Since its publication in 1927, Heidegger’s major work Being and Time has been many things to its various recipients. Although the work became enormously important for the development of phenomenology, hermeneutics, existential thought, and post-structuralism, its main concern was a revolution in what Heidegger regarded as the central concept of philosophy since antiquity: that of being. Because he viewed the traditional understanding of this concept as superficial and misguided, his plan was (in part) to work out a new fundamental ontology. Its design was (I) to reveal the proper meaning of being on the basis of temporality as its transcendental horizon and (II) to point out the crucial steps in the philosophical tradition (Aristotle, Descartes, and Kant) that led to the deeply problematic contemporary conception of being. Heidegger never finished this ambitious project, but the work’s first part—with its extensive analysis of ‘Dasein’ and human understanding as the basis of the conception of being—was sufficient to make Being and Time an essential text for friend and foe alike.
The course will be devoted to a close study of this challenging, influential, and fascinating work.
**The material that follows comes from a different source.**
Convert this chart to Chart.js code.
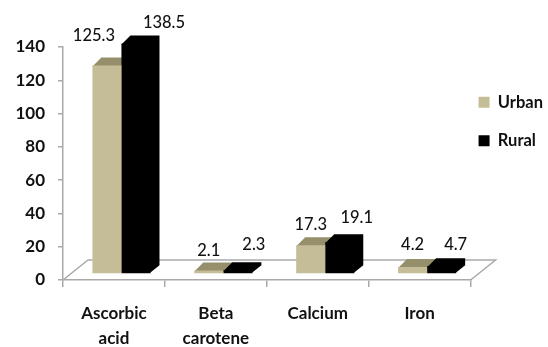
<!DOCTYPE html>
<html>
<head>
<meta charset="utf-8">
<style>
  html, body { margin: 0; padding: 0; background: #fff; }
  canvas { display: block; }
</style>
<script src="https://cdn.jsdelivr.net/npm/chart.js@4/dist/chart.umd.min.js"></script>
</head>
<body>
<canvas id="chart" width="548" height="347"></canvas>
<script>
const categories = [['Ascorbic', 'acid'], ['Beta', 'carotene'], 'Calcium', 'Iron'];
const urbanValues = [125.3, 2.1, 17.3, 4.2];
const ruralValues = [138.5, 2.3, 19.1, 4.7];

const FONT = 'Lato, sans-serif';
const AXIS_GREY = '#a9a9a9';

// Los colores de cada serie: frente y cara superior.
const faces = [
  { front: '#c4bd97', top: '#958f6c', side: '#958f6c' },
  { front: '#000000', top: '#000000', side: '#000000' },
];

// Desplazamiento de las barras sobre el suelo y profundidad del falso 3D.
const SHIFT_X = 7.5;
const SHIFT_Y = 6;
const BAR_DX = 9;
const BAR_DY = 8;
const FLOOR_DX = 25;
const FLOOR_DY = 20;

// Ajuste a mano de cada etiqueta respecto al centro/tope de su barra.
const labelNudge = [
  [[-13, -30], [0, -20], [0, -21], [0, -22]],
  [[28, -21], [16, -26], [17, -25], [14, -22]],
];

const fake3d = {
  id: 'fake3d',
  afterLayout(chart) {
    chart.legend.top += 25;
    chart.legend.left -= 14;
    chart.legend.right -= 14;
  },
  afterDatasetsUpdate(chart) {
    chart.data.datasets.forEach((_, i) => {
      chart.getDatasetMeta(i).data.forEach((bar) => {
        bar.x += SHIFT_X;
        bar.y -= SHIFT_Y;
        bar.base -= SHIFT_Y;
      });
    });
  },
  beforeDatasetsDraw(chart) {
    const { ctx, chartArea } = chart;
    const y0 = chart.scales.y.getPixelForValue(0);
    ctx.save();
    ctx.strokeStyle = AXIS_GREY;
    ctx.lineWidth = 1.5;
    ctx.beginPath();
    ctx.moveTo(chartArea.left, y0);
    ctx.lineTo(chartArea.left + FLOOR_DX, y0 - FLOOR_DY);
    ctx.lineTo(chartArea.right + FLOOR_DX, y0 - FLOOR_DY);
    ctx.lineTo(chartArea.right, y0);
    ctx.stroke();

    // Caras de profundidad: primero Urban, luego Rural; los frentes van encima.
    // Se solapan 1px bajo el frente para que no quede costura blanca.
    chart.data.datasets.forEach((_, i) => {
      const face = faces[i];
      chart.getDatasetMeta(i).data.forEach((bar) => {
        const left = bar.x - bar.width / 2;
        const right = bar.x + bar.width / 2;
        ctx.fillStyle = face.top;
        ctx.beginPath();
        ctx.moveTo(left, bar.y + 1);
        ctx.lineTo(left + BAR_DX, bar.y - BAR_DY);
        ctx.lineTo(right + BAR_DX, bar.y - BAR_DY);
        ctx.lineTo(right + BAR_DX, bar.base - BAR_DY);
        ctx.lineTo(right - 1, bar.base);
        ctx.lineTo(right - 1, bar.y + 1);
        ctx.closePath();
        ctx.fill();
      });
    });
    ctx.restore();
  },
  afterDatasetsDraw(chart) {
    const { ctx } = chart;
    ctx.save();
    ctx.fillStyle = '#111';
    ctx.font = '500 16.5px ' + FONT;
    ctx.textAlign = 'center';
    ctx.textBaseline = 'middle';
    chart.data.datasets.forEach((ds, i) => {
      chart.getDatasetMeta(i).data.forEach((bar, j) => {
        const [dx, dy] = labelNudge[i][j];
        ctx.fillText(ds.data[j].toFixed(1), bar.x + dx, bar.y + dy);
      });
    });
    ctx.restore();
  },
};

new Chart(document.getElementById('chart'), {
  type: 'bar',
  plugins: [fake3d],
  data: {
    labels: categories,
    datasets: [
      { label: 'Urban', data: urbanValues, backgroundColor: faces[0].front, clip: false },
      { label: 'Rural', data: ruralValues, backgroundColor: faces[1].front, clip: false },
    ],
  },
  options: {
    responsive: false,
    animation: false,
    layout: { padding: { top: 47, right: -19, bottom: 0, left: 0 } },
    datasets: { bar: { categoryPercentage: 0.57, barPercentage: 1 } },
    plugins: {
      tooltip: { enabled: false },
      legend: {
        position: 'right',
        align: 'start',
        labels: {
          boxWidth: 11,
          boxHeight: 11,
          padding: 22,
          color: '#111',
          font: { family: FONT, size: 16.5, weight: '700' },
        },
      },
    },
    scales: {
      x: {
        afterFit: (s) => { s.height = 67; },
        border: { color: AXIS_GREY, width: 1.5 },
        grid: { drawOnChartArea: false, color: AXIS_GREY, lineWidth: 1.5, tickLength: 7 },
        ticks: { color: '#111', font: { family: FONT, size: 17, weight: '700', lineHeight: 1.47 }, padding: 14, maxRotation: 0 },
      },
      y: {
        min: 0,
        max: 140,
        afterFit: (s) => { s.width = 63; },
        border: { color: AXIS_GREY, width: 1.5 },
        grid: { drawOnChartArea: false, color: AXIS_GREY, lineWidth: 1.5, tickLength: 5 },
        ticks: { stepSize: 20, color: '#111', font: { family: FONT, size: 17, weight: '700' }, padding: 13 },
      },
    },
  },
});
</script>
</body>
</html>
We will focus on the connection between the question of being, the analysis of human nature, and the phenomenological method that Heidegger presents as the necessary foundation of his project in Division I of Being and Time. We will also cover his analysis of death, conscience, resoluteness, and Dasein’s authentic potentiality for being ‘whole’, i.e. the first three chapters of Division II. In light of the recent publication of his ‘Black Notebooks’ and the renewed debate of his political views and engagement during the National Socialist years in Germany, special attention will be paid to potentially problematic concepts within his early philosophy.
Main text: Martin Heidegger, Being and Time, translated by John Macquarrie/Edward Robinson, paperback reprint (Harper Perennial Modern Thought Series, 2008). However, we will also consult the revised edition by Dennis J. Schmidt of the Joan Stambaugh translation of Being and Time (SUNY Series in Contemporary Philosophy, 2010).